■ Dataset extract:
——————————
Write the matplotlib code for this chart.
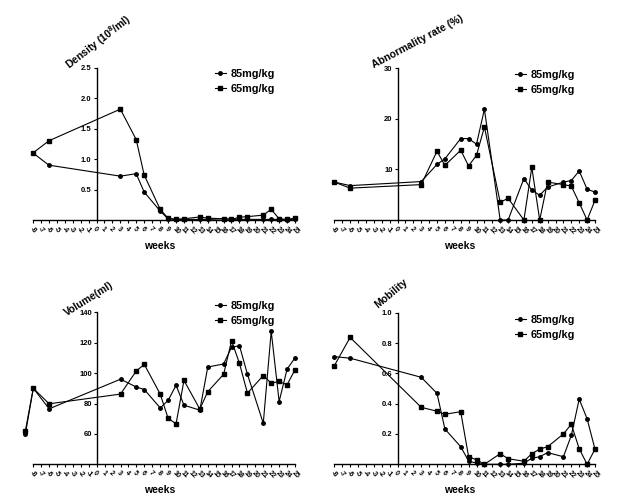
import matplotlib.pyplot as plt

plt.rcParams['font.family'] = ['Liberation Sans', 'DejaVu Sans']
plt.rcParams['font.weight'] = 'bold'
plt.rcParams['axes.unicode_minus'] = False
plt.rcParams['mathtext.fontset'] = 'custom'
plt.rcParams['mathtext.rm'] = 'Liberation Sans:bold'
plt.rcParams['mathtext.bf'] = 'Liberation Sans:bold'

weeks = [-8, -6, 3, 5, 6, 8, 9, 10, 11, 13, 14, 16, 17, 18, 19, 21, 22, 23, 24, 25]
volume_weeks = [-9] + weeks
tick_weeks = list(range(-8, 26))

density_85 = [1.1, 0.9, 0.72, 0.76, 0.46, 0.15, 0.02, 0.01, 0.01, 0.01, 0.01,
              0.02, 0.01, 0.01, 0.01, 0.01, 0.01, 0.01, 0.0, 0.02]
density_65 = [1.1, 1.3, 1.82, 1.32, 0.74, 0.18, 0.03, 0.01, 0.02, 0.05, 0.03,
              0.02, 0.01, 0.045, 0.055, 0.08, 0.175, 0.02, 0.01, 0.03]

abnorm_85 = [7.5, 6.8, 7.6, 11.0, 12.1, 16.1, 16.1, 15.0, 21.9, 0, 0,
             8.2, 5.9, 4.9, 6.5, 7.5, 7.8, 9.7, 6.1, 5.5]
abnorm_65 = [7.5, 6.3, 7.0, 13.6, 10.8, 13.8, 10.7, 12.8, 18.4, 3.5, 4.3,
             0, 10.4, 0, 7.5, 7.0, 6.7, 3.4, 0, 3.9]

volume_85 = [60, 90, 76.5, 96, 90.8, 89.2, 77.1, 82, 92, 78.9, 75.6, 104,
             106, 117, 118, 99.3, 67, 127.5, 81.3, 102.6, 110]
volume_65 = [62, 90, 79.8, 86.2, 101.5, 105.7, 86.2, 70.3, 66.6, 95.2, 76.3, 87.8,
             99.2, 121.3, 106.4, 86.8, 98.4, 93.4, 94.5, 92.3, 102.2]

mobility_85 = [0.71, 0.70, 0.574, 0.468, 0.233, 0.116, 0.022, 0.007, 0, 0, 0,
               0.007, 0.04, 0.05, 0.077, 0.05, 0.19, 0.43, 0.3, 0.1]
mobility_65 = [0.65, 0.837, 0.376, 0.35, 0.33, 0.347, 0.05, 0.03, 0, 0.07, 0.037,
               0.02, 0.07, 0.1, 0.116, 0.2, 0.264, 0.103, 0, 0.1]

W, H = 617, 504
fig = plt.figure(figsize=(W / 100, H / 100), dpi=100)


def panel(rect, x, y85, y65, ylim, yticks, ylabel, lab_xy, lab_rot, weeks_xy, leg_xy):
    l, t, r, b = rect
    ax = fig.add_axes([l / W, 1 - b / H, (r - l) / W, (b - t) / H])
    ax.plot(x, y85, color='black', lw=0.8, marker='o', ms=2.5, label='85mg/kg', clip_on=False)
    ax.plot(x, y65, color='black', lw=0.8, marker='s', ms=2.8, label='65mg/kg', clip_on=False)
    ax.set_xlim(-8, 25)
    ax.set_ylim(*ylim)
    for s in ['top', 'right']:
        ax.spines[s].set_visible(False)
    ax.spines['left'].set_position(('data', 0))
    ax.spines['left'].set_bounds(ylim[0], ylim[1])
    ax.spines['left'].set_linewidth(1.0)
    ax.spines['bottom'].set_linewidth(1.0)
    ax.set_xticks(tick_weeks)
    ax.set_xticklabels([str(w) for w in tick_weeks], rotation=-45, ha='left',
                       rotation_mode='anchor', fontsize=5)
    ax.set_yticks(yticks)
    ax.set_yticklabels([str(v) for v in yticks], fontsize=5.5)
    ax.tick_params(axis='x', length=2.5, width=0.8, pad=1.5)
    ax.tick_params(axis='y', length=2.5, width=0.8, pad=1)
    fig.text(lab_xy[0] / W, 1 - lab_xy[1] / H, ylabel, rotation=lab_rot, fontsize=7.5,
             fontweight='bold', ha='center', va='center', rotation_mode='anchor')
    fig.text(weeks_xy[0] / W, 1 - weeks_xy[1] / H, 'weeks', fontsize=7.5,
             fontweight='bold', ha='center', va='center')
    ax.legend(loc='upper left', bbox_to_anchor=(leg_xy[0] / W, 1 - leg_xy[1] / H),
              bbox_transform=fig.transFigure, frameon=False, fontsize=7.8,
              handlelength=1.0, handletextpad=0.4, borderpad=0, borderaxespad=0,
              labelspacing=0.45)
    return ax


panel((33, 67.7, 295, 220), weeks, density_85, density_65, (0, 2.5),
      [0.5, 1.0, 1.5, 2.0, 2.5], r'Density (10$^{8}$/ml)', (99, 42), 38,
      (160, 246), (215, 69))
panel((334.3, 68.3, 595, 220), weeks, abnorm_85, abnorm_65, (0, 30),
      [10, 20, 30], 'Abnormality rate (%)', (418, 42), 28,
      (460, 246), (515, 70))
panel((33.3, 312.3, 295, 464.3), volume_weeks, volume_85, volume_65, (40, 140),
      [60, 80, 100, 120, 140], 'Volume(ml)', (89, 299), 32,
      (160, 490), (215, 301))
panel((334.3, 312.7, 595, 464.3), weeks, mobility_85, mobility_65, (0, 1.0),
      [0.2, 0.4, 0.6, 0.8, 1.0], 'Mobility', (391, 293), 40,
      (460, 490), (515, 315))

fig.savefig('out.png', dpi=100)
——————————
■ Requirement: Transcribe the whole listing exactly. Pictures stay out of your copy.

■ Written answer:
Write the matplotlib code for this chart.
import matplotlib.pyplot as plt

plt.rcParams['font.family'] = ['Liberation Sans', 'DejaVu Sans']
plt.rcParams['font.weight'] = 'bold'
plt.rcParams['axes.unicode_minus'] = False
plt.rcParams['mathtext.fontset'] = 'custom'
plt.rcParams['mathtext.rm'] = 'Liberation Sans:bold'
plt.rcParams['mathtext.bf'] = 'Liberation Sans:bold'

weeks = [-8, -6, 3, 5, 6, 8, 9, 10, 11, 13, 14, 16, 17, 18, 19, 21, 22, 23, 24, 25]
volume_weeks = [-9] + weeks
tick_weeks = list(range(-8, 26))

density_85 = [1.1, 0.9, 0.72, 0.76, 0.46, 0.15, 0.02, 0.01, 0.01, 0.01, 0.01,
              0.02, 0.01, 0.01, 0.01, 0.01, 0.01, 0.01, 0.0, 0.02]
density_65 = [1.1, 1.3, 1.82, 1.32, 0.74, 0.18, 0.03, 0.01, 0.02, 0.05, 0.03,
              0.02, 0.01, 0.045, 0.055, 0.08, 0.175, 0.02, 0.01, 0.03]

abnorm_85 = [7.5, 6.8, 7.6, 11.0, 12.1, 16.1, 16.1, 15.0, 21.9, 0, 0,
             8.2, 5.9, 4.9, 6.5, 7.5, 7.8, 9.7, 6.1, 5.5]
abnorm_65 = [7.5, 6.3, 7.0, 13.6, 10.8, 13.8, 10.7, 12.8, 18.4, 3.5, 4.3,
             0, 10.4, 0, 7.5, 7.0, 6.7, 3.4, 0, 3.9]

volume_85 = [60, 90, 76.5, 96, 90.8, 89.2, 77.1, 82, 92, 78.9, 75.6, 104,
             106, 117, 118, 99.3, 67, 127.5, 81.3, 102.6, 110]
volume_65 = [62, 90, 79.8, 86.2, 101.5, 105.7, 86.2, 70.3, 66.6, 95.2, 76.3, 87.8,
             99.2, 121.3, 106.4, 86.8, 98.4, 93.4, 94.5, 92.3, 102.2]

mobility_85 = [0.71, 0.70, 0.574, 0.468, 0.233, 0.116, 0.022, 0.007, 0, 0, 0,
               0.007, 0.04, 0.05, 0.077, 0.05, 0.19, 0.43, 0.3, 0.1]
mobility_65 = [0.65, 0.837, 0.376, 0.35, 0.33, 0.347, 0.05, 0.03, 0, 0.07, 0.037,
               0.02, 0.07, 0.1, 0.116, 0.2, 0.264, 0.103, 0, 0.1]

W, H = 617, 504
fig = plt.figure(figsize=(W / 100, H / 100), dpi=100)


def panel(rect, x, y85, y65, ylim, yticks, ylabel, lab_xy, lab_rot, weeks_xy, leg_xy):
    l, t, r, b = rect
    ax = fig.add_axes([l / W, 1 - b / H, (r - l) / W, (b - t) / H])
    ax.plot(x, y85, color='black', lw=0.8, marker='o', ms=2.5, label='85mg/kg', clip_on=False)
    ax.plot(x, y65, color='black', lw=0.8, marker='s', ms=2.8, label='65mg/kg', clip_on=False)
    ax.set_xlim(-8, 25)
    ax.set_ylim(*ylim)
    for s in ['top', 'right']:
        ax.spines[s].set_visible(False)
    ax.spines['left'].set_position(('data', 0))
    ax.spines['left'].set_bounds(ylim[0], ylim[1])
    ax.spines['left'].set_linewidth(1.0)
    ax.spines['bottom'].set_linewidth(1.0)
    ax.set_xticks(tick_weeks)
    ax.set_xticklabels([str(w) for w in tick_weeks], rotation=-45, ha='left',
                       rotation_mode='anchor', fontsize=5)
    ax.set_yticks(yticks)
    ax.set_yticklabels([str(v) for v in yticks], fontsize=5.5)
    ax.tick_params(axis='x', length=2.5, width=0.8, pad=1.5)
    ax.tick_params(axis='y', length=2.5, width=0.8, pad=1)
    fig.text(lab_xy[0] / W, 1 - lab_xy[1] / H, ylabel, rotation=lab_rot, fontsize=7.5,
             fontweight='bold', ha='center', va='center', rotation_mode='anchor')
    fig.text(weeks_xy[0] / W, 1 - weeks_xy[1] / H, 'weeks', fontsize=7.5,
             fontweight='bold', ha='center', va='center')
    ax.legend(loc='upper left', bbox_to_anchor=(leg_xy[0] / W, 1 - leg_xy[1] / H),
              bbox_transform=fig.transFigure, frameon=False, fontsize=7.8,
              handlelength=1.0, handletextpad=0.4, borderpad=0, borderaxespad=0,
              labelspacing=0.45)
    return ax


panel((33, 67.7, 295, 220), weeks, density_85, density_65, (0, 2.5),
      [0.5, 1.0, 1.5, 2.0, 2.5], r'Density (10$^{8}$/ml)', (99, 42), 38,
      (160, 246), (215, 69))
panel((334.3, 68.3, 595, 220), weeks, abnorm_85, abnorm_65, (0, 30),
      [10, 20, 30], 'Abnormality rate (%)', (418, 42), 28,
      (460, 246), (515, 70))
panel((33.3, 312.3, 295, 464.3), volume_weeks, volume_85, volume_65, (40, 140),
      [60, 80, 100, 120, 140], 'Volume(ml)', (89, 299), 32,
      (160, 490), (215, 301))
panel((334.3, 312.7, 595, 464.3), weeks, mobility_85, mobility_65, (0, 1.0),
      [0.2, 0.4, 0.6, 0.8, 1.0], 'Mobility', (391, 293), 40,
      (460, 490), (515, 315))

fig.savefig('out.png', dpi=100)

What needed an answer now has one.